Once transcription finishes, the text stays on your device too, at first. Our moment-scoring service (which ranks potential clips by engagement and thematic fit) uses that transcript to identify the best segments, but it never stores your raw sermon audio. We see the text only long enough to score it; then it's discarded. If you're on Creator or Pro, the captions get baked into every exported clip in real time, so you get burned-in subtitles without a separate step. Batch processing (Pro plan) applies the same logic to up to five videos at once, so you can queue a week's worth of content and let it run overnight.

Why on-device transcription matters for your workflow

On-device processing sounds technical, but it changes the practical reality of your work. You don't need an internet connection to start transcribing once the app is installed. Editing a clip at the back of the church while the wifi is flaky? No problem. You're not dependent on a cloud service's uptime or rate limits. You won't hit a transcription cap halfway through Sunday's upload because some other creator maxed out their monthly minutes.

The privacy angle matters too if you're a pastor who records confidential sermons or teachings that touch on mental health, grief, or personal struggles. You might export clips for your congregation, but you don't want every word analysed by a third-party server. Apple Speech keeps that boundary clear. Your device transcribes; you decide what gets clipped and shared.

There's also a practical speed advantage. Because transcription happens locally and scoring happens once per video, the turnaround from upload to finished clips is measured in minutes, not hours. A pastor who records a Sunday sermon can have a set of short-form clips ready to post by Monday morning, without waiting for cloud processing queues.

The accuracy trade-off we accepted

Honesty: Apple Speech is very good, not perfect. It misses the occasional name, sometimes garbles technical terms, and occasionally flubs a homophone. Cloud services can be marginally more accurate because they run on more powerful hardware and use broader training data. But we've found that for the job Clipr does, on-device transcription is more than sufficient. It's catching the substance of every sentence, identifying the moments worth clipping, and generating captions that feel natural.

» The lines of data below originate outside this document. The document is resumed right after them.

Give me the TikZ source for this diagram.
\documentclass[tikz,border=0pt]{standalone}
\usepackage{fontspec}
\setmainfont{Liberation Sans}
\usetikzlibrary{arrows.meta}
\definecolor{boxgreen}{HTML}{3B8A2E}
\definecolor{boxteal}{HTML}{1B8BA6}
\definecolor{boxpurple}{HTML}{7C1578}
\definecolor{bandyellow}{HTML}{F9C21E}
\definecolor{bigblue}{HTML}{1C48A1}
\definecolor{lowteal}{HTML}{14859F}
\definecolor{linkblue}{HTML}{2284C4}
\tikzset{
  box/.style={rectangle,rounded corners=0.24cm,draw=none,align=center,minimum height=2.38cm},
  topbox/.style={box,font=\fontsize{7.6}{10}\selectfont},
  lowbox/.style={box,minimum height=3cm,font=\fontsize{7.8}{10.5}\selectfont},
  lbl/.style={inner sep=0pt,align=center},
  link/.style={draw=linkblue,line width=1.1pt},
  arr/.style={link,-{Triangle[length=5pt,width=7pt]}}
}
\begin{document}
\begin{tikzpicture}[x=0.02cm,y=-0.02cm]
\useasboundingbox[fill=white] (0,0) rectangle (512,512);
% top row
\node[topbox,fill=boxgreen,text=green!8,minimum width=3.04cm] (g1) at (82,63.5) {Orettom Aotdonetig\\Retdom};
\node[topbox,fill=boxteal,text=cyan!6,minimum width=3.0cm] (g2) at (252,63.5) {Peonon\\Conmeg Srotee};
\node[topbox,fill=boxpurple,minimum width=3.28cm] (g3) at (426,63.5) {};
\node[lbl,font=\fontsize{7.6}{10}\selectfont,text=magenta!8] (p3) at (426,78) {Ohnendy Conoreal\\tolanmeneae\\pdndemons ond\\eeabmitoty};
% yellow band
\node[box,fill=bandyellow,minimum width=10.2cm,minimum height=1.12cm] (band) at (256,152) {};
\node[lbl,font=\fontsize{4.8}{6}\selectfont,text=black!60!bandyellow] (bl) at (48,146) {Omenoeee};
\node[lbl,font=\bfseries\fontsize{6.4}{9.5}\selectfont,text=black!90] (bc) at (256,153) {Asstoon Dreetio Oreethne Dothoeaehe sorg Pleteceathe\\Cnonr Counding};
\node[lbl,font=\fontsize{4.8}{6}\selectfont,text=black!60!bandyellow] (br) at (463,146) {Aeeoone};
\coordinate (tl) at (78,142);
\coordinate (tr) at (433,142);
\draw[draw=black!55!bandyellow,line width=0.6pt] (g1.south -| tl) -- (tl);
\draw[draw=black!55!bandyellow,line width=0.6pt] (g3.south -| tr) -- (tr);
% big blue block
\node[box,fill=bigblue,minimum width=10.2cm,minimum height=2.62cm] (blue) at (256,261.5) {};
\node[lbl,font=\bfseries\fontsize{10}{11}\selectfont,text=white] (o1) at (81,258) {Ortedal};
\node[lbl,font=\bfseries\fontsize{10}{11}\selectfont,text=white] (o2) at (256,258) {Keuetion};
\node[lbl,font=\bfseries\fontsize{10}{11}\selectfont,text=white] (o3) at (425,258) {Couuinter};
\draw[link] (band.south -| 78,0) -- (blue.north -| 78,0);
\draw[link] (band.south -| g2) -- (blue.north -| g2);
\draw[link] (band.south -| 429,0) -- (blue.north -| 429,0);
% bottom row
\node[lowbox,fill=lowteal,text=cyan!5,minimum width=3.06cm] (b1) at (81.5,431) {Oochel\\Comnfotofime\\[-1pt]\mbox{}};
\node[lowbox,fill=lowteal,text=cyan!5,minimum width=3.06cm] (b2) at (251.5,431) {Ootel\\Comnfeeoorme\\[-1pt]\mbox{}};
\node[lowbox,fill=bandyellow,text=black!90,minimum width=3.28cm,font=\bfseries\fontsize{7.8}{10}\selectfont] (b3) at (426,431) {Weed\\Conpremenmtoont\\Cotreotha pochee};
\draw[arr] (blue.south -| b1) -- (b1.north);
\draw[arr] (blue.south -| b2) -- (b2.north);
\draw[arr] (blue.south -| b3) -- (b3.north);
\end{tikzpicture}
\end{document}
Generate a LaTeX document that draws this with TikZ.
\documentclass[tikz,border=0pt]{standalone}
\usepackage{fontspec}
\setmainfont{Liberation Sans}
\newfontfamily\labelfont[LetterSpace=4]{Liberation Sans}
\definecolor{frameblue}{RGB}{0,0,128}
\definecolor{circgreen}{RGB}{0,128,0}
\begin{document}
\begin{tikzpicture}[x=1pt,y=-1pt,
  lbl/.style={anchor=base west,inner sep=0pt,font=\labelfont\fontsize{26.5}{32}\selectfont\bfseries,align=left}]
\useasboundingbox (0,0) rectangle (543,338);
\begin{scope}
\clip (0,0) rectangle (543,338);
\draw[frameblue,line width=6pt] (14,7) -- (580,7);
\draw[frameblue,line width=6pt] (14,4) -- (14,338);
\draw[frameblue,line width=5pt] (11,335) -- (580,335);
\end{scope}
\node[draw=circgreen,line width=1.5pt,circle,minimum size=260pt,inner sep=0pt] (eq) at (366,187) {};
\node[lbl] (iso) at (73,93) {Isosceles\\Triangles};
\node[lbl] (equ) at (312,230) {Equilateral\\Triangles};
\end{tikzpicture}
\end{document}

More importantly, we control the trade-off. You're not paying for marginal accuracy improvements by surrendering your data to a cloud vendor. If you need hand-corrected captions for a particular clip, you can edit them before export. The app shows you the transcript line by line, so you spot errors before they end up in the caption track.

Building for creators who need to trust their tools

We built Clipr because we watched too many pastors and podcasters record hours of content and then do nothing with it. Not because they didn't want clips; because the editing felt too big, too risky, or too intrusive. On-device transcription solved the 'too intrusive' part. You're not handing your sermon to a stranger's server. You're using tools built into your phone.

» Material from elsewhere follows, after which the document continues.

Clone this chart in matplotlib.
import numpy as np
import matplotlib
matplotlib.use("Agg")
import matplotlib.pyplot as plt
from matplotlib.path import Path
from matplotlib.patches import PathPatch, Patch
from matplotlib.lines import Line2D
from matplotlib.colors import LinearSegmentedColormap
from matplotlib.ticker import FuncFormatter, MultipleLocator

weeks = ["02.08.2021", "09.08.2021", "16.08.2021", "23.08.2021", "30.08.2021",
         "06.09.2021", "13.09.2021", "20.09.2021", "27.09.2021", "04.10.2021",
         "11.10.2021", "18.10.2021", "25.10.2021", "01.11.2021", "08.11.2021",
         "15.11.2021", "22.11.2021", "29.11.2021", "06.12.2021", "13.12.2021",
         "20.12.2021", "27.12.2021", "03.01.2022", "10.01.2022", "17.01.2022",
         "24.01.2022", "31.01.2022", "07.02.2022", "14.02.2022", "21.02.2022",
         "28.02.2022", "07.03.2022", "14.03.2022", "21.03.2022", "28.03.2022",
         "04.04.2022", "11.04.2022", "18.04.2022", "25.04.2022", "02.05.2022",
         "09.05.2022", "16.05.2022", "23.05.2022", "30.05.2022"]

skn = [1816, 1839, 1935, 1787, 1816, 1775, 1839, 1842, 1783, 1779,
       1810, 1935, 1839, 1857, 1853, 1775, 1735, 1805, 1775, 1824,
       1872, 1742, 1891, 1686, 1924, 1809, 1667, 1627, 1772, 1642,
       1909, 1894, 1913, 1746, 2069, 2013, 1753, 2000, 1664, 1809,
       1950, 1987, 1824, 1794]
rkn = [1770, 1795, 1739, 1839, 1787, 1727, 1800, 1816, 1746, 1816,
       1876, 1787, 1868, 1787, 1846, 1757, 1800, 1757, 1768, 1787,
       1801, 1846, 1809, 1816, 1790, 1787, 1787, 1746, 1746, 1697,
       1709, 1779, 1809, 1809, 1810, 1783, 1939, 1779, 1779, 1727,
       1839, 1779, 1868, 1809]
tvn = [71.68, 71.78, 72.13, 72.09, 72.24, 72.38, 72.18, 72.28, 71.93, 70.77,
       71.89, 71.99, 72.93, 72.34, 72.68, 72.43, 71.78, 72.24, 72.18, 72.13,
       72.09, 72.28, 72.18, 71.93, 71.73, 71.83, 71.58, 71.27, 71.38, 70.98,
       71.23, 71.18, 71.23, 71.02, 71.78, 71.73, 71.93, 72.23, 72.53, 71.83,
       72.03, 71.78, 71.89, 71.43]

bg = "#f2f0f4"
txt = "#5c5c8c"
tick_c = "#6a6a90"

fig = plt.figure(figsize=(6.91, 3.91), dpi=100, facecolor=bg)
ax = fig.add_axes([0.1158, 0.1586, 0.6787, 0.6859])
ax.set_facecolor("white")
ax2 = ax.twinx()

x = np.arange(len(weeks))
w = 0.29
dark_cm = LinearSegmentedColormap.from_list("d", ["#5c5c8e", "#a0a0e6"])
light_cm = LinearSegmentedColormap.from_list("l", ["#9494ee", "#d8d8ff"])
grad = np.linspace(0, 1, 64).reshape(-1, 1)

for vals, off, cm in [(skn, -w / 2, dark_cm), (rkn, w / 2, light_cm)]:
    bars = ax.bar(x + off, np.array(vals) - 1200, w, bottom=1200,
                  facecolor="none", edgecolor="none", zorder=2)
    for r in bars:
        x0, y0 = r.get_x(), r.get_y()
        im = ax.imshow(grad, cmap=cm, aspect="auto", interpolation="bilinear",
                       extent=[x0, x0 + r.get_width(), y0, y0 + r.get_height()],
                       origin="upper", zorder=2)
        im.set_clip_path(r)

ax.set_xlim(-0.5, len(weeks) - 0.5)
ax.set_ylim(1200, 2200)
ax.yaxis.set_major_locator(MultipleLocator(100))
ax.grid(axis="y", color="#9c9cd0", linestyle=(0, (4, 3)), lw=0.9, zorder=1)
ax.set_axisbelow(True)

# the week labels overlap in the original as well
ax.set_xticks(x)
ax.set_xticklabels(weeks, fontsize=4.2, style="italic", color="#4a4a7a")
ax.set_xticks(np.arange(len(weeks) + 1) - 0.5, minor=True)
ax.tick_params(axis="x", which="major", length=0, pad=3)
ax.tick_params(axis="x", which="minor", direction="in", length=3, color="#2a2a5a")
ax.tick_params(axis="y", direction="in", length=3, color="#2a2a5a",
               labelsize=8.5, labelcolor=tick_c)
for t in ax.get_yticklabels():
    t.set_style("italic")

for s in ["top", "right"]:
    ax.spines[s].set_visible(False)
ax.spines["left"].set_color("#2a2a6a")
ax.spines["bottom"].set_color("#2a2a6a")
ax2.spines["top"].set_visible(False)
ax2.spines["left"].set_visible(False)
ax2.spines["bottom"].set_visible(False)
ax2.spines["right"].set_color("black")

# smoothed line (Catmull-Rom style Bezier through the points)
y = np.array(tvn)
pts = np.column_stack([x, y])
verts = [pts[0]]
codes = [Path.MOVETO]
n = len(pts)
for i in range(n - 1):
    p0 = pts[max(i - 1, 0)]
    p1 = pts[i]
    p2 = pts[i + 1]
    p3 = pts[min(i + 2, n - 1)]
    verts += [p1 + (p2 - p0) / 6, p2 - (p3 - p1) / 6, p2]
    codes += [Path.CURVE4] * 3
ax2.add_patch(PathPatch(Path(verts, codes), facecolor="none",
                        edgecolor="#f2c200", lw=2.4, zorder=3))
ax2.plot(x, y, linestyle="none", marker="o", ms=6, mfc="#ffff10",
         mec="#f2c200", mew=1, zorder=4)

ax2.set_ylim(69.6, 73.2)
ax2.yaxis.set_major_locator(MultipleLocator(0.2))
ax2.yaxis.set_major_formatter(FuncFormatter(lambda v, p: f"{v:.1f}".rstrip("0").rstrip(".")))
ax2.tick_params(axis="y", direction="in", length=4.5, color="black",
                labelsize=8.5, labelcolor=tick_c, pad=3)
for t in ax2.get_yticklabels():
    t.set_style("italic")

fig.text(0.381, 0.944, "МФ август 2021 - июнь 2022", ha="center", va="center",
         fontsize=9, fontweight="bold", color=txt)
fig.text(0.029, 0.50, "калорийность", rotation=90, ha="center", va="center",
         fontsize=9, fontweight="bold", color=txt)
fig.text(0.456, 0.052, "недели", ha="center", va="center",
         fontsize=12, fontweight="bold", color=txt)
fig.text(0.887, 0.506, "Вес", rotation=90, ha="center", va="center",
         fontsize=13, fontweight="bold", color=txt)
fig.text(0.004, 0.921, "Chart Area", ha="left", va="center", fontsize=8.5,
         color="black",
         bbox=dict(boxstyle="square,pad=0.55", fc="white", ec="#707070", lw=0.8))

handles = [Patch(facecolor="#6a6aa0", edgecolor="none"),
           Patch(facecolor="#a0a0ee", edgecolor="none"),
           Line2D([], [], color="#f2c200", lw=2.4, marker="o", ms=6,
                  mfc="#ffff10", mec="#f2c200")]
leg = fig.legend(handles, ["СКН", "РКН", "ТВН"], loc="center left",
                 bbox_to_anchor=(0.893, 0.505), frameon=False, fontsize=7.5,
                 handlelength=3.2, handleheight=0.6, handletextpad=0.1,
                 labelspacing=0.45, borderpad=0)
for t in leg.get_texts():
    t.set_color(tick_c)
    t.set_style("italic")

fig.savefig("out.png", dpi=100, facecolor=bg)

The faith score explanation on Pro accounts feeds directly from that transcript. You see why the algorithm picked a particular moment: 'This segment ranked high for emotional resonance and message clarity.' It's algorithmic, yes, but it's grounded in your actual words, transcribed and analysed on your device. You stay in control. You can override every suggestion, edit every clip, and decide what gets published.

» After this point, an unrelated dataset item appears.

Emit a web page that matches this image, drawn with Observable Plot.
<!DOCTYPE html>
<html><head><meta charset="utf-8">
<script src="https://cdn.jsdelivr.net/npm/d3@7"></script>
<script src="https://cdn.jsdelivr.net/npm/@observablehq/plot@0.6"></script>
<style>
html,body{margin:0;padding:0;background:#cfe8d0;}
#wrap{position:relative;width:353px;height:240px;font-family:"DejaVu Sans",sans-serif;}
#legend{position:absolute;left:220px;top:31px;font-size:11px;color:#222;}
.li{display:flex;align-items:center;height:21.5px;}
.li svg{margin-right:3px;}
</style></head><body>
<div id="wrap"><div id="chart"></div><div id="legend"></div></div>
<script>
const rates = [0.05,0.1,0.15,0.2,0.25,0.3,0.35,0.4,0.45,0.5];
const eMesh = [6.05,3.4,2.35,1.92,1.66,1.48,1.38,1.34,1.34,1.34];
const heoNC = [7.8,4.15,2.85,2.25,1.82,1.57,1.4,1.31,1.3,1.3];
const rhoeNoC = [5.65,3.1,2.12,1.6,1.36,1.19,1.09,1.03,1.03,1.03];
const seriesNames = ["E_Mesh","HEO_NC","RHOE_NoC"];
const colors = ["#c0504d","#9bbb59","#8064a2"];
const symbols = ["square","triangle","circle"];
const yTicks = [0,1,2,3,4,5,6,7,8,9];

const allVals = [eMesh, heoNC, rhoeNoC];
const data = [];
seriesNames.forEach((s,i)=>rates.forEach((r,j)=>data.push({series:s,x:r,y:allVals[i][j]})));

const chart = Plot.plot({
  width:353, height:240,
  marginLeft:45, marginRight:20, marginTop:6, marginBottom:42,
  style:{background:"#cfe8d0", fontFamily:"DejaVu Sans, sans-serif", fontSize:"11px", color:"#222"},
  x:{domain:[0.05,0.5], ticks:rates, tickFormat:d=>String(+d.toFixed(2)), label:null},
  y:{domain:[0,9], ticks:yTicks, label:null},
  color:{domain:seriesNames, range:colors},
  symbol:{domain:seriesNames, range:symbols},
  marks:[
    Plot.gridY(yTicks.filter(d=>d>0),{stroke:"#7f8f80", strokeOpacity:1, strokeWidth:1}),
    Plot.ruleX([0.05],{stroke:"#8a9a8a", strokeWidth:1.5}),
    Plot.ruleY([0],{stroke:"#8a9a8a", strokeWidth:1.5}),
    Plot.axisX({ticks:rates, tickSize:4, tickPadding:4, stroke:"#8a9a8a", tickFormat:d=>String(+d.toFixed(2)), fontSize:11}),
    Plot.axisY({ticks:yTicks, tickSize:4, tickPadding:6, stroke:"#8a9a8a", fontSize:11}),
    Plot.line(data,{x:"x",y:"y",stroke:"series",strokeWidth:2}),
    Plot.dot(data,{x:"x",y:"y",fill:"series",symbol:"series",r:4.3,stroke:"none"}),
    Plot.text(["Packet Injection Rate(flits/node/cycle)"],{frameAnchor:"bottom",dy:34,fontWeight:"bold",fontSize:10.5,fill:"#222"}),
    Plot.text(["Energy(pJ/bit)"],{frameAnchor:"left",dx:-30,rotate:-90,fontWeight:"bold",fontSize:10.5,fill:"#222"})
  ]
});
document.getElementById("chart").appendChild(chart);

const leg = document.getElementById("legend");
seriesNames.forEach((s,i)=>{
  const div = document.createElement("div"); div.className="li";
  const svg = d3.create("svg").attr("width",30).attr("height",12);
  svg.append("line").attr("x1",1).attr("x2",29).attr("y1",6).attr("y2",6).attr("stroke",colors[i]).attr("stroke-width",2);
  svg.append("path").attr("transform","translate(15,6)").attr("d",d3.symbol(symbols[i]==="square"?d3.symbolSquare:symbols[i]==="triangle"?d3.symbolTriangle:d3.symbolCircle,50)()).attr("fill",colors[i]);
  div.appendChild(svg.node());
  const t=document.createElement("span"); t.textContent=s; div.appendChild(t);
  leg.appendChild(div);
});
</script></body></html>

Batch processing, meanwhile, is built on top of the same on-device foundation. Upload five sermons; the app transcribes all five locally, scores all five, and generates all five clip sets. You wake up to a week's worth of ready-to-export content, all processed privately, all waiting for your approval before anything leaves your phone.

What on-device transcription means for the future

As we've grown Clipr from beta through launch, the on-device choice has shaped every decision we've made. We don't have server costs for transcription, so we can offer generous clip limits even on the free tier. We don't manage cloud infrastructure for audio processing, so reliability and uptime come down to your device and Apple's frameworks, not our servers. We don't collect sermon content as training data or sell insights to advertisers because we literally never see your raw audio.

It also means we're building for the long term in a way that respects the people using the tool. Your sermons are yours. Your clips belong to you. The transcription that powers everything stays on your device unless you choose to export and share. That's not a feature we're bragging about because it's trendy. It's a decision we made in conversation with the people who use Clipr, and it's stuck because it's right.

Does knowing your sermon stays on your device, never touching a cloud server, change how you think about using a tool like this to clip and share your work?